Consisting of more than one polypeptide chain, hemoglobin has quaternary structure. Hemoglobin possesses four polypeptide chains attached to an iron containing heme group, a structure for the cooperative binding of oxygen. Subject to the oxygen dissociation curve, hemoglobin takes up O2 in the lungs, where PO2 is high, and releases it in the tissues, where PO2, is low. Binding of oxygen to hemoglobin is cooperative. The first binding brings about an allosteric change in the protein making the next binding occur more easily. Oxygen binding is also affected by blood pH (lower pH = more H+ = lower oxygen affinity) and the presence of certain organophosphate compounds (BPG) (more BPG = lower oxygen affinity).

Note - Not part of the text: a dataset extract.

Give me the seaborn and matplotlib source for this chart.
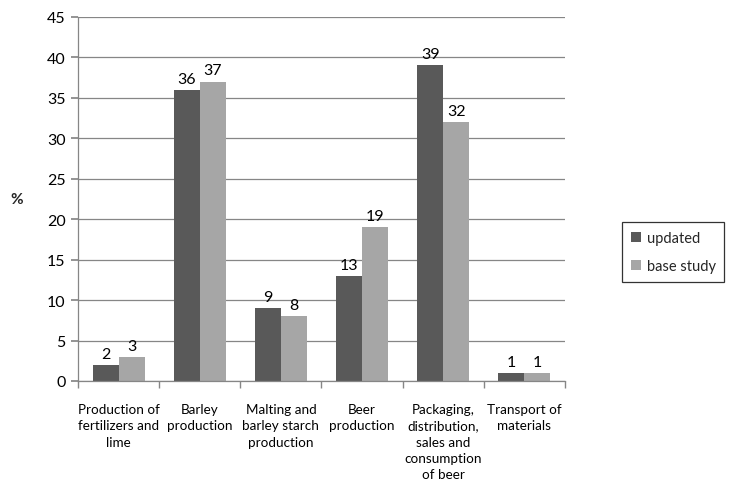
import matplotlib
matplotlib.use("Agg")
import matplotlib.pyplot as plt
import seaborn as sns
import pandas as pd
import numpy as np

categories = [
    "Production of\nfertilizers and\nlime",
    "Barley\nproduction",
    "Malting and\nbarley starch\nproduction",
    "Beer\nproduction",
    "Packaging,\ndistribution,\nsales and\nconsumption\nof beer",
    "Transport of\nmaterials",
]
updated = [2, 36, 9, 13, 39, 1]
base_study = [3, 37, 8, 19, 32, 1]
series = ["updated", "base study"]

df = pd.DataFrame({
    "category": categories * 2,
    "value": updated + base_study,
    "series": [series[0]] * len(categories) + [series[1]] * len(categories),
})

sns.set_theme(style="white")
plt.rcParams["font.family"] = ["Lato", "DejaVu Sans"]

fig = plt.figure(figsize=(7.29, 4.85), dpi=100)
ax = fig.add_axes([0.107, 0.2124, 0.668, 0.7506])

palette = {"updated": "#595959", "base study": "#a6a6a6"}
sns.barplot(data=df, x="category", y="value", hue="series", palette=palette,
            width=0.64, saturation=1, ax=ax, linewidth=0, legend=True)

for cont in ax.containers:
    ax.bar_label(cont, labels=[f"{v:.0f}" for v in cont.datavalues],
                 padding=3, fontsize=11.5, color="#000000")

ax.set_ylim(0, 45)
ax.set_yticks(np.arange(0, 46, 5))
ax.set_xlim(-0.5, len(categories) - 0.5)
ax.yaxis.grid(True, color="#868686", linewidth=0.9)
ax.set_axisbelow(True)

ax.set_xlabel("")
ax.set_ylabel("%", rotation=0, fontsize=11, fontweight="bold", labelpad=22, va="center")

for s in ["top", "right"]:
    ax.spines[s].set_visible(False)
for s in ["left", "bottom"]:
    ax.spines[s].set_color("#868686")
    ax.spines[s].set_linewidth(0.9)

ax.tick_params(axis="y", which="major", left=True, length=5, color="#868686",
               labelsize=11.5, pad=4, labelcolor="#000000")
ax.tick_params(axis="x", which="major", bottom=False, labelsize=9.7, pad=10,
               labelcolor="#000000")
ax.set_xticks(np.arange(-0.5, len(categories), 1.0), minor=True)
ax.tick_params(axis="x", which="minor", bottom=True, length=5, color="#868686")
for lab in ax.get_xticklabels():
    lab.set_linespacing(1.42)
    lab.set_va("top")

leg = ax.legend(loc="center left", bbox_to_anchor=(1.117, 0.354), frameon=True,
                fontsize=10.5, handlelength=0.7, handleheight=0.7,
                labelspacing=1.0, borderpad=0.6, borderaxespad=0,
                handletextpad=0.4, fancybox=False)
leg.get_frame().set_edgecolor("#000000")
leg.get_frame().set_linewidth(0.9)

fig.savefig("out.png", dpi=100)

CO2 reacts with water in the blood to form carbonic acid, leading to a lowering of blood pH. This acidity shifts the oxygen dissociation curve of hemoglobin to the right, the Bohr effect, which causes more oxygen to be delivered to the tissues, where pCO2 is high. In the lungs, when hemoglobin binds oxygen, it gives up its hydrogen ions, which recombine with bicarbonate ion leading to the production of CO2. CO2 can be transported in the blood as HCO3- formed either by slow reaction with water in the blood plasma or by fast reaction in the erythrocyte through the enzyme activity of carbonic anhydrase. Some CO2 travels bound to hemoglobin as carbamino hemoglobin. Some small amount travels as dissolved gas. Reactions in the tissues where CO2 is taken up are reversed in the lungs. Breathing speeds up if blood pH is getting too low.

Many passages on this material have been on the MCAT over the years.